### Records excerpted from a collection:
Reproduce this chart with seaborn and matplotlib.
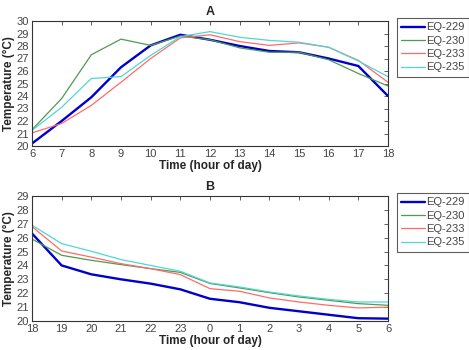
import numpy as np
import pandas as pd
import matplotlib
matplotlib.use("Agg")
import matplotlib.pyplot as plt
import seaborn as sns

sensors = ["EQ-229", "EQ-230", "EQ-233", "EQ-235"]
colors = ["#0000cc", "#4f9a4f", "#ff6b6b", "#4fd6d6"]
widths = [1.7, 0.9, 0.9, 0.9]

hours_a = [6, 7, 8, 9, 10, 11, 12, 13, 14, 15, 16, 17, 18]
a_229 = [20.2, 22.0, 23.9, 26.3, 28.05, 28.9, 28.5, 28.0, 27.6, 27.5, 27.0, 26.4, 24.0]
a_230 = [21.3, 23.8, 27.3, 28.55, 28.05, 28.8, 28.5, 27.85, 27.5, 27.5, 26.9, 25.8, 24.8]
a_233 = [21.05, 21.8, 23.25, 25.1, 27.0, 28.65, 28.9, 28.35, 28.05, 28.25, 27.9, 26.85, 25.1]
a_235 = [21.25, 23.1, 25.4, 25.55, 27.25, 28.75, 29.15, 28.7, 28.45, 28.3, 27.9, 26.8, 25.55]

hours_b = ["18", "19", "20", "21", "22", "23", "0", "1", "2", "3", "4", "5", "6"]
b_229 = [26.3, 24.0, 23.36, 23.0, 22.69, 22.28, 21.6, 21.35, 20.95, 20.7, 20.45, 20.2, 20.17]
b_230 = [25.9, 24.73, 24.37, 24.06, 23.77, 23.5, 22.7, 22.38, 22.04, 21.73, 21.49, 21.25, 21.13]
b_233 = [26.8, 25.04, 24.6, 24.13, 23.77, 23.34, 22.33, 22.14, 21.66, 21.37, 21.13, 20.94, 21.0]
b_235 = [26.9, 25.57, 25.02, 24.42, 24.0, 23.58, 22.74, 22.45, 22.09, 21.8, 21.56, 21.37, 21.37]

sns.set_theme(style="white")
plt.rcParams["font.family"] = ["Liberation Sans", "DejaVu Sans"]

fig = plt.figure(figsize=(4.69, 3.5), dpi=100)
axA = fig.add_axes([32/469, 1-146/350, 356/469, 125/350])
axB = fig.add_axes([32/469, 1-321/350, 356/469, 125/350])

def build(xs, series):
    rows = []
    for name, vals in zip(sensors, series):
        for x, v in zip(xs, vals):
            rows.append({"x": x, "temp": v, "sensor": name})
    return pd.DataFrame(rows)

dfA = build(hours_a, [a_229, a_230, a_233, a_235])
pos_b = list(range(len(hours_b)))
dfB = build(pos_b, [b_229, b_230, b_233, b_235])

for ax, df, legy in [(axA, dfA, 18), (axB, dfB, 193)]:
    for name, c, w in zip(sensors, colors, widths):
        sub = df[df.sensor == name]
        sns.lineplot(data=sub, x="x", y="temp", ax=ax, color=c, linewidth=w, label=name)
    leg = ax.legend(loc="upper left", bbox_to_anchor=(397/469, 1-legy/350),
                    bbox_transform=fig.transFigure, borderaxespad=0, frameon=True,
                    fancybox=False, edgecolor="#333333", fontsize=8, handlelength=2.1,
                    handletextpad=0.15, labelspacing=0.3, borderpad=0.4)
    leg.get_frame().set_linewidth(0.8)
    for t in leg.get_texts():
        t.set_color("#444444")
    ax.set_ylabel("Temperature (°C)", fontsize=8.5, fontweight="bold", labelpad=1)
    ax.set_xlabel("Time (hour of day)", fontsize=8.5, fontweight="bold", labelpad=1)
    ax.tick_params(direction="in", top=True, right=True, length=3, width=0.6,
                   labelsize=8, labelcolor="#444444", color="#444444", pad=2)
    for s in ax.spines.values():
        s.set_linewidth(0.8)
        s.set_color("#333333")
    ax.grid(False)

axA.set_xlim(6, 18)
axA.set_xticks(hours_a)
axA.set_ylim(20, 30)
axA.set_yticks(range(20, 31))
axA.set_title("A", fontsize=9, fontweight="bold", pad=4)

axB.set_xlim(0, 12)
axB.set_xticks(pos_b)
axB.set_xticklabels(hours_b)
axB.set_ylim(20, 29)
axB.set_yticks(range(20, 30))
axB.set_title("B", fontsize=9, fontweight="bold", pad=4)

fig.savefig("out.png", dpi=100)
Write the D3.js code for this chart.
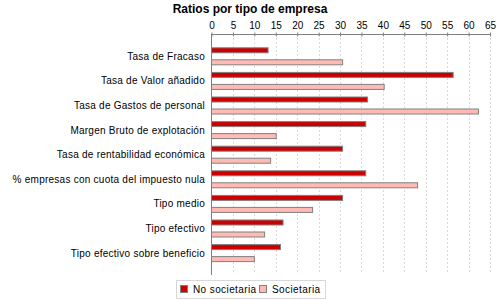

### Work to complete:
Without any pictures, reproduce the lines from the first one in the material through the line that has "widths = [1.7, 0.9, 0.9, 0.9]", exactly as they appear.

### Finished task:
Reproduce this chart with seaborn and matplotlib.
import numpy as np
import pandas as pd
import matplotlib
matplotlib.use("Agg")
import matplotlib.pyplot as plt
import seaborn as sns

sensors = ["EQ-229", "EQ-230", "EQ-233", "EQ-235"]
colors = ["#0000cc", "#4f9a4f", "#ff6b6b", "#4fd6d6"]
widths = [1.7, 0.9, 0.9, 0.9]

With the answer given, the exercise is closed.